Kitsap County is proposing a complex buffer scheme for shoreline homes.

Where’s the science?

The county has an obligation to its citizens to protect their interests in their shoreline property while ensuring no net loss of ecological function from future development. This requires strict adherence to the law, WAC 173-26, which requires that the most current, accurate, and complete scientific or technical information available is used in decision-making, including buffer designations.

Simply rolling over a flawed, one-size-fits-all buffer policy, that employs non-scientific, precautionary-principle oversized buffers, does not meet this standard. Nor does the use of flawed studies such as the Battelle nearshore report or the Brennan Marine Riparian study.

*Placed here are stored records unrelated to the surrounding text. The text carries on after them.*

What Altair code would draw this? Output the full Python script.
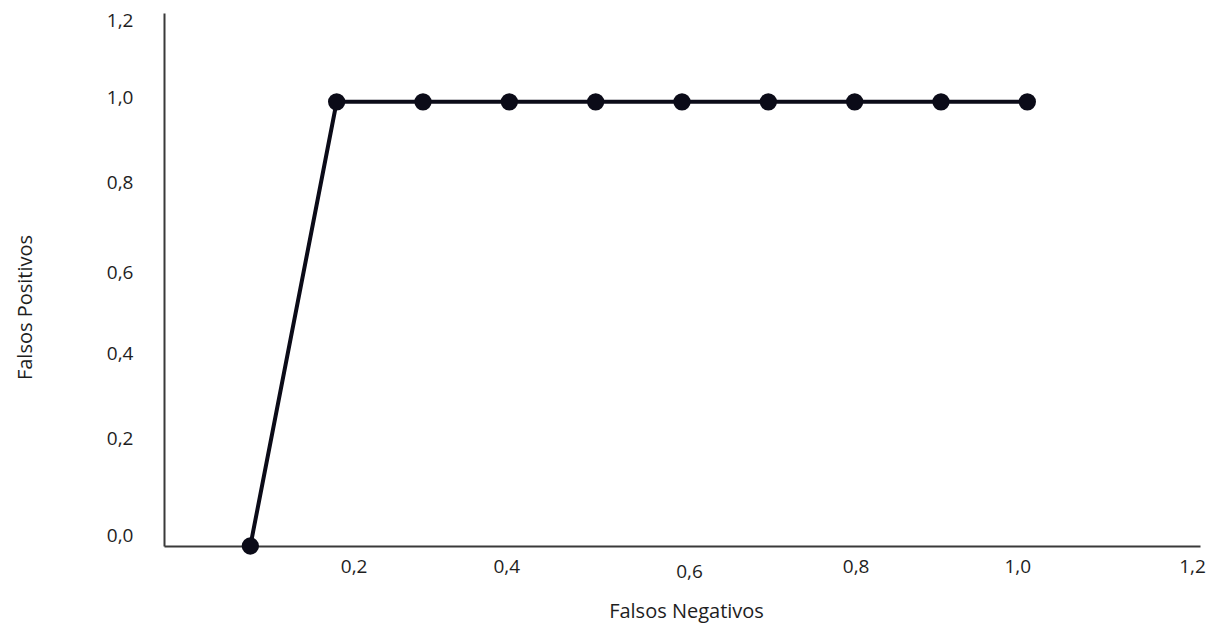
import altair as alt
import pandas as pd

falsos_negativos = [0.1, 0.2, 0.3, 0.4, 0.5, 0.6, 0.7, 0.8, 0.9, 1.0]
falsos_positivos = [0.0, 1.0, 1.0, 1.0, 1.0, 1.0, 1.0, 1.0, 1.0, 1.0]
x_ticks = [0.2, 0.4, 0.6, 0.8, 1.0, 1.2]
y_ticks = [0.0, 0.2, 0.4, 0.6, 0.8, 1.0, 1.2]

df = pd.DataFrame({"fn": falsos_negativos, "fp": falsos_positivos})

FONT = "Open Sans"
COLOR = "#0b0b18"
TEXT = "#1e1e1e"
label_expr = "replace(format(datum.value, '.1f'), '.', ',')"


def per_label(pairs, default):
    return {
        "condition": [
            {"test": f"abs(datum.value - {v}) < 0.01", "value": off} for v, off in pairs
        ],
        "value": default,
    }


x_offsets = per_label([(0.2, 17), (0.4, -3), (0.6, 7), (0.8, 1), (1.0, -10), (1.2, -8)], 0)
x_padding = per_label([(0.6, 16)], 11)
y_offsets = per_label([(1.2, 7), (1.0, -4), (0.8, -8), (0.6, -7), (0.4, -15), (0.2, -19), (0.0, -11)], 0)

x_enc = alt.X(
    "fn:Q",
    scale=alt.Scale(domain=[0, 1.2], nice=False, zero=True),
    axis=alt.Axis(
        title="Falsos Negativos",
        values=x_ticks,
        labelExpr=label_expr,
        grid=False,
        ticks=False,
        tickSize=0,
        labelPadding=x_padding,
        labelOffset=x_offsets,
        labelFontSize=19,
        labelFont=FONT,
        labelColor=TEXT,
        labelFlush=False,
        labelOverlap=False,
        domainColor="#3a3a3a",
        domainWidth=2,
        titleFont=FONT,
        titleFontSize=20,
        titleFontWeight="normal",
        titleColor=TEXT,
        titleBaseline="middle",
        titleAnchor="start",
        titleAlign="center",
        titleX=522,
        titleY=65,
    ),
)
y_enc = alt.Y(
    "fp:Q",
    scale=alt.Scale(domain=[0, 1.2], nice=False, zero=True),
    axis=alt.Axis(
        title="Falsos Positivos",
        values=y_ticks,
        labelExpr=label_expr,
        grid=False,
        ticks=False,
        tickSize=0,
        labelPadding=31,
        labelOffset=y_offsets,
        labelFontSize=19,
        labelFont=FONT,
        labelColor=TEXT,
        labelFlush=False,
        labelOverlap=False,
        domainColor="#3a3a3a",
        domainWidth=2,
        titleFont=FONT,
        titleFontSize=20,
        titleFontWeight="normal",
        titleColor=TEXT,
        titleAngle=-90,
        titleBaseline="middle",
        titleAlign="center",
        titleAnchor="start",
        titleX=-139,
        titleY=294,
    ),
)

base = alt.Chart(df)
line = base.mark_line(color=COLOR, strokeWidth=4).encode(x=x_enc, y=y_enc)
pts = base.mark_circle(color=COLOR, size=300, opacity=1).encode(x="fn:Q", y="fp:Q")

chart = (
    alt.layer(line, pts)
    .properties(
        width=1036,
        height=533,
        background="white",
        autosize=alt.AutoSizeParams(type="none"),
        padding={"left": 156, "top": 5, "right": 10, "bottom": 77},
    )
    .configure_view(stroke="transparent", strokeWidth=0)
)

chart.save("out.html", embed_options={"renderer": "svg", "actions": False})
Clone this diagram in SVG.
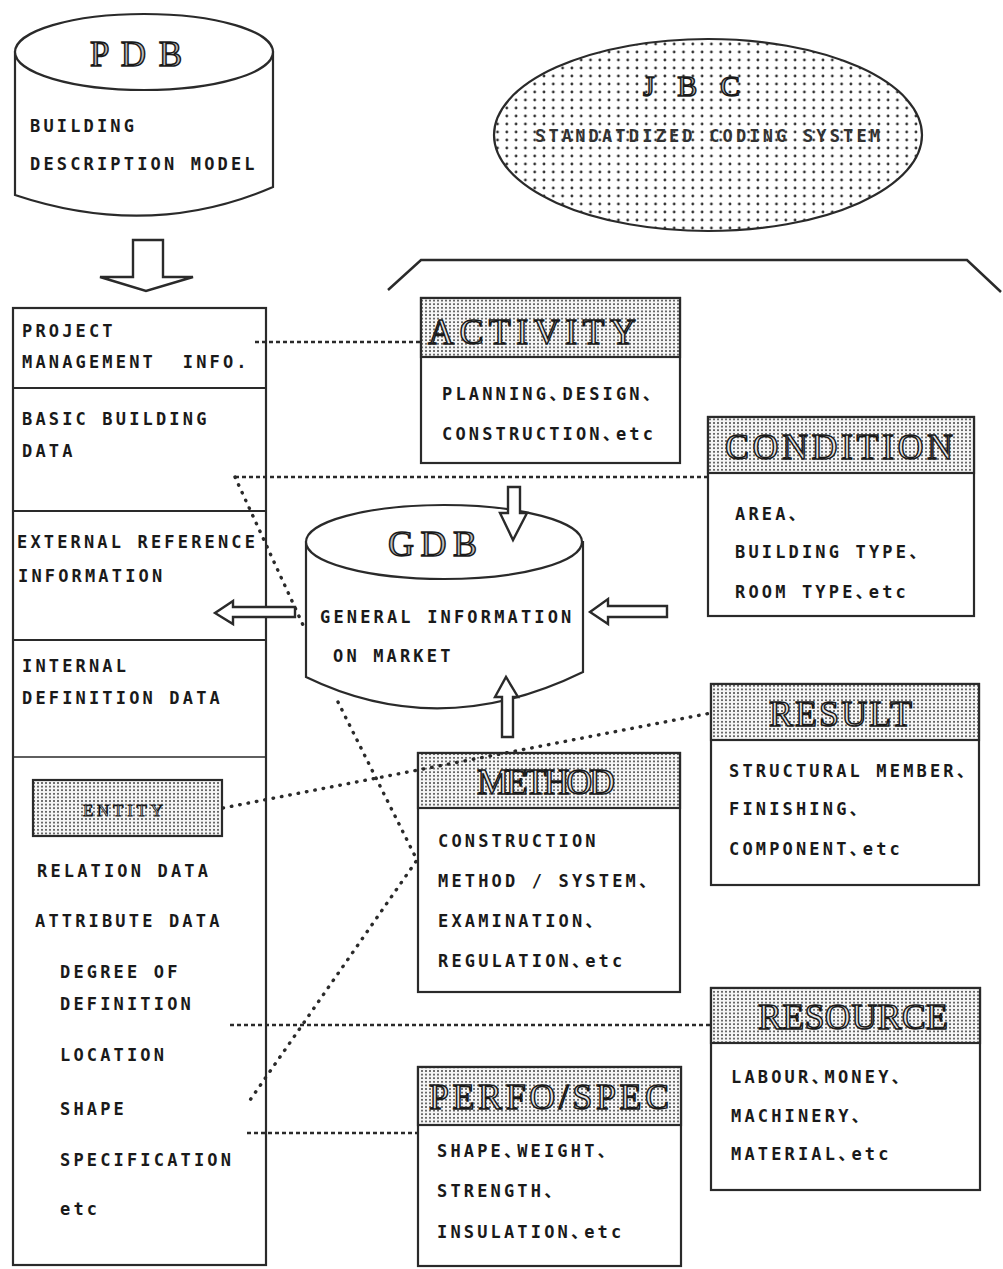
<svg xmlns="http://www.w3.org/2000/svg" width="1003" height="1269" viewBox="0 0 1003 1269">
<defs>
  <pattern id="hd" width="4" height="3.6" patternUnits="userSpaceOnUse">
    <rect width="4" height="3.6" fill="#f6f6f6"/>
    <circle cx="2" cy="1.8" r="1" fill="#3a3a3a"/>
  </pattern>
  <pattern id="jd" width="9.3" height="8" patternUnits="userSpaceOnUse">
    <circle cx="4.6" cy="4" r="1.4" fill="#333"/>
  </pattern>
  <style>
    .ln{fill:none;stroke:#2a2a2a;stroke-width:2}
    .bx{fill:#fff;stroke:#2a2a2a;stroke-width:2.2}
    .hdr{fill:url(#hd);stroke:#2a2a2a;stroke-width:2.2}
    .t{font-family:"DejaVu Sans Mono","Noto Sans CJK JP",monospace;font-weight:bold;font-size:17px;letter-spacing:3.16px;fill:#1a1a1a}
    .c{letter-spacing:-3.8px}
    .h{font-family:"Liberation Serif",serif;font-size:36px;fill:#e6e6e6;stroke:#1a1a1a;stroke-width:1.5}
    .db{font-family:"Liberation Serif",serif;fill:#bdbdbd;stroke:#1a1a1a;stroke-width:1.5}
    .dash{fill:none;stroke:#2a2a2a;stroke-width:2.6;stroke-dasharray:4 3}
    .dot{fill:none;stroke:#2a2a2a;stroke-width:3.4;stroke-linecap:round;stroke-dasharray:0.5 8}
    .ar{fill:#fff;stroke:#2a2a2a;stroke-width:2.4;stroke-linejoin:miter}
  </style>
</defs>
<rect width="1003" height="1269" fill="#fff"/>

<g id="pdb">
  <path class="bx" d="M15,52 L15,195 Q150,240 273,187 L273,52 Z"/>
  <ellipse class="bx" cx="144" cy="52" rx="129" ry="38"/>
  <text class="db" x="90" y="66" font-size="35" textLength="92" lengthAdjust="spacing">P D B</text>
  <text class="t" x="30" y="132">BUILDING</text>
  <text class="t" x="30" y="170">DESCRIPTION MODEL</text>
</g>

<g id="jbc">
  <ellipse cx="708" cy="135" rx="214" ry="96" fill="#fff"/>
  <ellipse cx="708" cy="135" rx="214" ry="96" fill="url(#jd)" stroke="#2a2a2a" stroke-width="2.2"/>
  <text class="db" x="643" y="96" font-size="30" textLength="97" lengthAdjust="spacing">J B C</text>
  <text class="t" x="535" y="142" style="fill:#333">STANDATDIZED CODING SYSTEM</text>
</g>

<g id="bracket">
  <polyline points="388,290 421,260 967,260 1001,292" fill="none" stroke="#2a2a2a" stroke-width="2.5"/>
</g>

<g id="pdm">
  <rect class="bx" x="13" y="308" width="253" height="957"/>
  <line class="ln" x1="13" y1="388" x2="266" y2="388"/>
  <line class="ln" x1="13" y1="511" x2="266" y2="511"/>
  <line class="ln" x1="13" y1="640" x2="266" y2="640"/>
  <line x1="13" y1="757" x2="266" y2="757" stroke="#2a2a2a" stroke-width="1.3"/>
  <text class="t" x="22" y="337">PROJECT</text>
  <text class="t" x="22" y="368" xml:space="preserve">MANAGEMENT  INFO.</text>
  <text class="t" x="22" y="425">BASIC BUILDING</text>
  <text class="t" x="22" y="457">DATA</text>
  <text class="t" x="17" y="548">EXTERNAL REFERENCE</text>
  <text class="t" x="18" y="582">INFORMATION</text>
  <text class="t" x="22" y="672">INTERNAL</text>
  <text class="t" x="22" y="704">DEFINITION DATA</text>
  <text class="t" x="37" y="877">RELATION DATA</text>
  <text class="t" x="35" y="927">ATTRIBUTE DATA</text>
  <text class="t" x="60" y="978">DEGREE OF</text>
  <text class="t" x="60" y="1010">DEFINITION</text>
  <text class="t" x="60" y="1061">LOCATION</text>
  <text class="t" x="60" y="1115">SHAPE</text>
  <text class="t" x="60" y="1166">SPECIFICATION</text>
  <text class="t" x="60" y="1215">etc</text>
</g>

<g id="entity">
  <rect class="hdr" x="33" y="780" width="189" height="56"/>
  <text class="h" x="83" y="816" style="font-size:17px;stroke-width:0.9" textLength="80" lengthAdjust="spacing">ENTITY</text>
</g>

<g id="gdb">
  <path class="bx" d="M306,542 L306,677 Q440,742 583,672 L583,542 Z"/>
  <ellipse class="bx" cx="444" cy="542" rx="138" ry="37"/>
  <text class="db" x="388" y="556" font-size="36" textLength="89" lengthAdjust="spacing">G D B</text>
  <text class="t" x="320" y="623">GENERAL INFORMATION</text>
  <text class="t" x="333" y="662">ON MARKET</text>
</g>

<g id="activity">
  <rect class="bx" x="421" y="298" width="259" height="165"/>
  <rect class="hdr" x="421" y="298" width="259" height="59"/>
  <text class="h" x="428" y="344" textLength="208" lengthAdjust="spacing">ACTIVITY</text>
  <text class="t" x="442" y="400">PLANNING<tspan class="c">、</tspan>DESIGN<tspan class="c">、</tspan></text>
  <text class="t" x="442" y="440">CONSTRUCTION<tspan class="c">、</tspan>etc</text>
</g>

<g id="condition">
  <rect class="bx" x="708" y="417" width="266" height="199"/>
  <rect class="hdr" x="708" y="417" width="266" height="56"/>
  <text class="h" x="725" y="459" textLength="228" lengthAdjust="spacing">CONDITION</text>
  <text class="t" x="735" y="520">AREA<tspan class="c">、</tspan></text>
  <text class="t" x="735" y="558">BUILDING TYPE<tspan class="c">、</tspan></text>
  <text class="t" x="735" y="598">ROOM TYPE<tspan class="c">、</tspan>etc</text>
</g>

<g id="result">
  <rect class="bx" x="711" y="684" width="268" height="201"/>
  <rect class="hdr" x="711" y="684" width="268" height="56"/>
  <text class="h" x="769" y="726" textLength="143" lengthAdjust="spacing">RESULT</text>
  <text class="t" x="729" y="777">STRUCTURAL MEMBER<tspan class="c">、</tspan></text>
  <text class="t" x="729" y="815">FINISHING<tspan class="c">、</tspan></text>
  <text class="t" x="729" y="855">COMPONENT<tspan class="c">、</tspan>etc</text>
</g>

<g id="method">
  <rect class="bx" x="418" y="753" width="262" height="239"/>
  <rect class="hdr" x="418" y="753" width="262" height="55"/>
  <text class="h" x="477" y="794" textLength="138" lengthAdjust="spacing">METHOD</text>
  <text class="t" x="438" y="847">CONSTRUCTION</text>
  <text class="t" x="438" y="887">METHOD / SYSTEM<tspan class="c">、</tspan></text>
  <text class="t" x="438" y="927">EXAMINATION<tspan class="c">、</tspan></text>
  <text class="t" x="438" y="967">REGULATION<tspan class="c">、</tspan>etc</text>
</g>

<g id="resource">
  <rect class="bx" x="711" y="988" width="269" height="202"/>
  <rect class="hdr" x="711" y="988" width="269" height="55"/>
  <text class="h" x="758" y="1029" textLength="190" lengthAdjust="spacing">RESOURCE</text>
  <text class="t" x="731" y="1083">LABOUR<tspan class="c">、</tspan>MONEY<tspan class="c">、</tspan></text>
  <text class="t" x="731" y="1122">MACHINERY<tspan class="c">、</tspan></text>
  <text class="t" x="731" y="1160">MATERIAL<tspan class="c">、</tspan>etc</text>
</g>

<g id="perfo-spec">
  <rect class="bx" x="418" y="1067" width="263" height="199"/>
  <rect class="hdr" x="418" y="1067" width="263" height="58"/>
  <text class="h" x="429" y="1109" textLength="240" lengthAdjust="spacing">PERFO/SPEC</text>
  <text class="t" x="437" y="1157">SHAPE<tspan class="c">、</tspan>WEIGHT<tspan class="c">、</tspan></text>
  <text class="t" x="437" y="1197">STRENGTH<tspan class="c">、</tspan></text>
  <text class="t" x="437" y="1238">INSULATION<tspan class="c">、</tspan>etc</text>
</g>

<g id="connectors">
  <path class="dash" d="M255,342 H421"/>
  <path class="dash" d="M235,477 H708"/>
  <path class="dot" d="M235,477 L303,625"/>
  <path class="dot" d="M338,702 L417,860 L248,1103"/>
  <path class="dot" d="M223,808 L711,713"/>
  <path class="dash" d="M230,1025 H711"/>
  <path class="dash" d="M247,1133 H418"/>
  <polygon class="ar" points="133,240 163,240 163,277 193,277 146,291 100,277 133,277"/>
  <polygon class="ar" points="295,607 295,617 233,617 233,624 215,613 233,601 233,607"/>
  <polygon class="ar" points="508,487 520,487 520,513 527,513 513,540 500,513 508,513"/>
  <polygon class="ar" points="667,606 667,617 608,617 608,624 590,612 608,599 608,606"/>
  <polygon class="ar" points="502,737 513,737 513,697 518,697 506,677 495,697 502,697"/>
</g>
</svg>
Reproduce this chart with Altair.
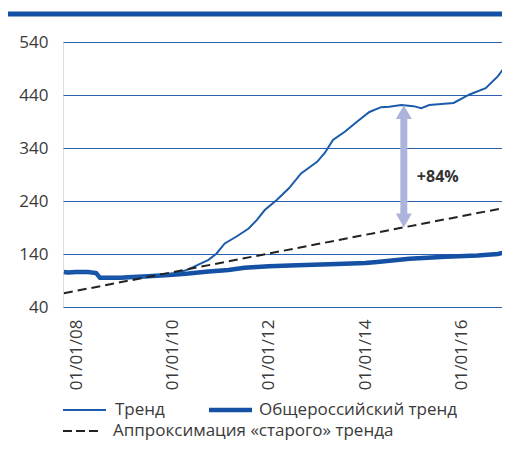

The efforts of Dr. Don Flora and Dr. Kenneth Brooks to assemble and analyze credible shoreline and wetland science should be welcomed by the County – and used as a foundation for the SMP update. Employed properly, this approach will lead to correct, scientifically defensible decisions for buffers and other program elements.

By Bob Benze, environmental engineer. Sent on behalf of the Kitsap Alliance on May 13, 2011, to Larry M. Keeton, Director, Kitsap County Department of Community Development, et al, 619 Division Street MS-36, Port Orchard, WA 98366-4682


2 responses to “Kitsap County is proposing a complex buffer scheme for shoreline homes.

  1. Bob,

    Under Residential development;

    “Development Standards
    1. In addition to the buffer, setback and site-specific critical area requirements provided in General Goals, Policies and Regulations, residential development shall be subject to the standards provided in Title 16 KCC Zoning, for bulk, height and density requirements.”

    I have two concerns:

    First, the 85 foot “average setback” of residences in Kitsap includes many which are located on bluffs and suffer from a natural artificial setback. Homes down along the beach have a much smaller average setback. There should be a calculation of average setback of low/no bank homes. This is a much more realistic representation of actual conditions.

    Be careful of DCD inserting a 15 foot “setback” in addition to the buffer. In the CAO this artificiality is commonly inserted “so construction equipment doesn’t disturb the buffer”. It’s a very weak argument. Natural vegetation re-grows around here so fast, in a year or two all evidence is erased.

    DCD is slippery when it comes to terminology. What’s a “buffer” and what’s a “setback”?

    Again, no proof of harm has been offered, so the buffer is arbitrary and capricious. This is prohibited by State law and the County is actually accomplishing an unjustified regulatory taking.

    As you so well stated, “No let loss” and “functions and values” have not been defined, so there is no valid criteria for these regulations.

  2. Mike,

    You were not at the meeting with the the organization’s attorney last week when he asked what Kitsap Alliance’s position on buffers was — and I answered that we knew of no additional information or science that would justify anything more than the original 35 foot setbacks — and that was our firm position. Indeed, we have given the county studies that show that buffers are not needed to protect the nearshore habitat from shoreline residential development.

    There may be special circumstances that require greater setbacks, such as bluff conditions, but they should be site-specific. So, unless the county can show, using “the most current, accurate, and complete scientific or technical information available” that buffers are needed to “separate incompatible uses from (critical saltwater) habitats”, they have no justification, under the guidelines of WAC 173-26, to require any saltwater shoreline buffers whatsoever.